For a quarter century, the federal government provided funding for cities large and small to raze "blighted" or "slum" neighborhoods. Though improved housing opportunities was the ostensible goal, over time, cities used federal funds to stimulate commercial and industrial redevelopment. Through these programs, cities displaced hundreds of thousands of families from their homes and neighborhoods. Renewing Inequality visualizes those displacements and urban renewal more generally. The map presents a comprehensive vantage point on mid-twentieth-century America: the expanding role of the federal government in the public and private redevelopment of cities and the perpetuation of racial and spatial inequalities.
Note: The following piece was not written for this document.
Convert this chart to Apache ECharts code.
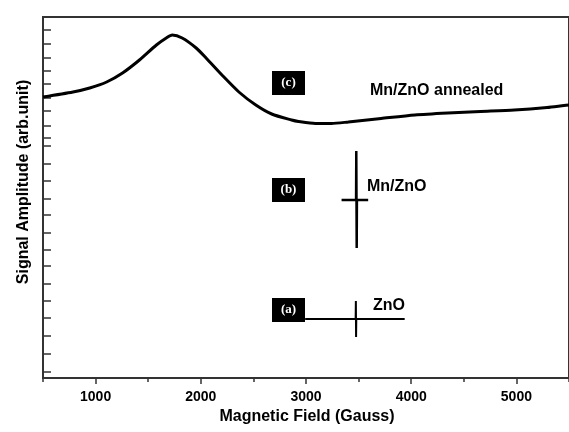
<!DOCTYPE html>
<html>
<head>
<meta charset="utf-8">
<script src="https://cdn.jsdelivr.net/npm/echarts@6/dist/echarts.min.js"></script>
<style>html,body{margin:0;padding:0;background:#fff;}#chart{width:569px;height:432px;}</style>
</head>
<body>
<div id="chart"></div>
<script>
// Magnetic field (Gauss) / signal amplitude (arb. unit)
var annealedField = [500, 785, 944, 1105, 1256, 1417, 1578, 1672, 1729, 1823, 1956, 2050, 2201, 2362, 2523, 2674, 2863, 2929, 3090, 3241, 3402, 3714, 4035, 4347, 4659, 4980, 5292, 5453, 5500];
var annealedAmp   = [281, 286, 290, 296, 305, 318, 333, 340, 343, 340, 330, 320, 303, 286, 273, 264, 258, 256.5, 254.5, 254.5, 256, 259.5, 263, 265, 266.5, 268, 270.5, 272.5, 273];
var mnznoField = [3338, 3476, 3478, 3482, 3484, 3591];
var mnznoAmp   = [178, 178, 227, 130, 178, 178];
var znoField = [2992, 3472, 3474, 3476, 3478, 3938];
var znoAmp   = [59, 59, 77, 41, 59, 59];
var xTickLabels = [1000, 2000, 3000, 4000, 5000];
var xMinorTicks = [500, 1500, 2500, 3500, 4500, 5500];
var yTicks = [348, 334.7, 320.7, 307, 294, 280.7, 267.3, 252.3, 240.7, 232, 214.7, 197.3, 179.7, 163, 145.3, 128, 112, 94.5, 77, 60, 42, 24, 6];
var seriesNames = ['Mn/ZnO annealed', 'Mn/ZnO', 'ZnO'];
var panelTags = ['(c)', '(b)', '(a)'];

function zip(a, b) { return a.map(function (v, i) { return [v, b[i]]; }); }

var chart = echarts.init(document.getElementById('chart'), null, {renderer: 'canvas'});
var lineColor = '#000';
var axisColor = '#333';
var sans = 'Liberation Sans, Arial, sans-serif';

function tagBox(x, y, txt) {
  return [
    {type: 'rect', shape: {x: x, y: y, width: 33, height: 24}, style: {fill: '#000'}},
    {type: 'text', x: x + 16.5, y: y + 12, style: {text: txt, fill: '#fff', font: 'bold 13px "Liberation Serif", serif', align: 'center', verticalAlign: 'middle'}}
  ];
}

var graphics = [].concat(
  tagBox(272, 71, panelTags[0]),
  tagBox(272, 178, panelTags[1]),
  tagBox(272, 298, panelTags[2]),
  [
    {type: 'text', x: 370, y: 91, style: {text: seriesNames[0], fill: '#000', font: 'bold 16px ' + sans, align: 'left', verticalAlign: 'middle'}},
    {type: 'text', x: 367, y: 187, style: {text: seriesNames[1], fill: '#000', font: 'bold 16px ' + sans, align: 'left', verticalAlign: 'middle'}},
    {type: 'text', x: 373, y: 306, style: {text: seriesNames[2], fill: '#000', font: 'bold 16px ' + sans, align: 'left', verticalAlign: 'middle'}},
    {type: 'text', x: 307, y: 417, style: {text: 'Magnetic Field (Gauss)', fill: '#000', font: 'bold 16px ' + sans, align: 'center', verticalAlign: 'middle'}},
    {type: 'text', x: 24, y: 182, rotation: Math.PI / 2, style: {text: 'Signal Amplitude (arb.unit)', fill: '#000', font: 'bold 16px ' + sans, align: 'center', verticalAlign: 'middle'}}
  ]
);

var option = {
  animation: false,
  backgroundColor: '#fff',
  grid: {left: 43, top: 17, right: -3, bottom: 54, show: true, borderColor: axisColor, borderWidth: 2, backgroundColor: 'transparent'},
  xAxis: [
    {
      type: 'value', min: 500, max: 5500, position: 'bottom',
      axisLine: {show: true, lineStyle: {color: axisColor, width: 2}},
      axisTick: {show: true, inside: false, length: 6, lineStyle: {color: axisColor, width: 1.5}, customValues: xTickLabels},
      axisLabel: {show: true, margin: 12, color: '#000', fontSize: 14, fontWeight: 'bold', fontFamily: sans, customValues: xTickLabels,
        formatter: function (v) { return String(v); }},
      splitLine: {show: false}
    },
    {
      type: 'value', min: 500, max: 5500, position: 'bottom', offset: 0,
      axisLine: {show: false},
      axisTick: {show: true, inside: false, length: 4, lineStyle: {color: axisColor, width: 1.5}, customValues: xMinorTicks},
      axisLabel: {show: false},
      splitLine: {show: false}
    }
  ],
  yAxis: {
    type: 'value', min: 0, max: 361, position: 'left',
    axisLine: {show: true, lineStyle: {color: axisColor, width: 2}},
    axisTick: {show: true, inside: true, length: 8, lineStyle: {color: axisColor, width: 1.5}, customValues: yTicks},
    axisLabel: {show: false},
    splitLine: {show: false}
  },
  series: [
    {name: seriesNames[0], type: 'line', xAxisIndex: 0, data: zip(annealedField, annealedAmp), showSymbol: false, smooth: 0.25, lineStyle: {color: lineColor, width: 3}},
    {name: seriesNames[1], type: 'line', xAxisIndex: 0, data: zip(mnznoField, mnznoAmp), showSymbol: false, lineStyle: {color: lineColor, width: 2.5}},
    {name: seriesNames[2], type: 'line', xAxisIndex: 0, data: zip(znoField, znoAmp), showSymbol: false, lineStyle: {color: lineColor, width: 2}}
  ],
  graphic: graphics
};
chart.setOption(option);
</script>
</body>
</html>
It offers the most comprehensive and unified set of national and local data on the federal Urban Renewal program, a World War II-era urban policy that fundamentally reshaped large and small cities well into the 1970s.
Key Vocabulary
Blighted - any area that endangers the public health, safety or welfare; or any area that is detrimental to the public health, safety, or welfare because commercial, industrial, or residential structures or improvements are dilapidated, or deteriorated or because such structures or improvements violate minimum health and safety standards.
Displacement - the forced departure of people from their homes or land
Eminent domain - the legal right of a government to take private property from its owner for public use
Home Owners’ Loan Corporation (HOLC) - an agency created in 1933 under FDR’s New Deal that attempted to prevent foreclosures by refinancing home mortgages in default
The New Deal - President Franklin D. Roosevelt’s program to help solve the economic problems triggered by the Great Depression
Redlining - the practice of withholding mortgage financing to residents of neighborhoods that the Home Owners’ Loan Corporation deemed “hazardous”
StoryMap - a web-based map integrating text, images, and multimedia elements to help users explore content and visualize data.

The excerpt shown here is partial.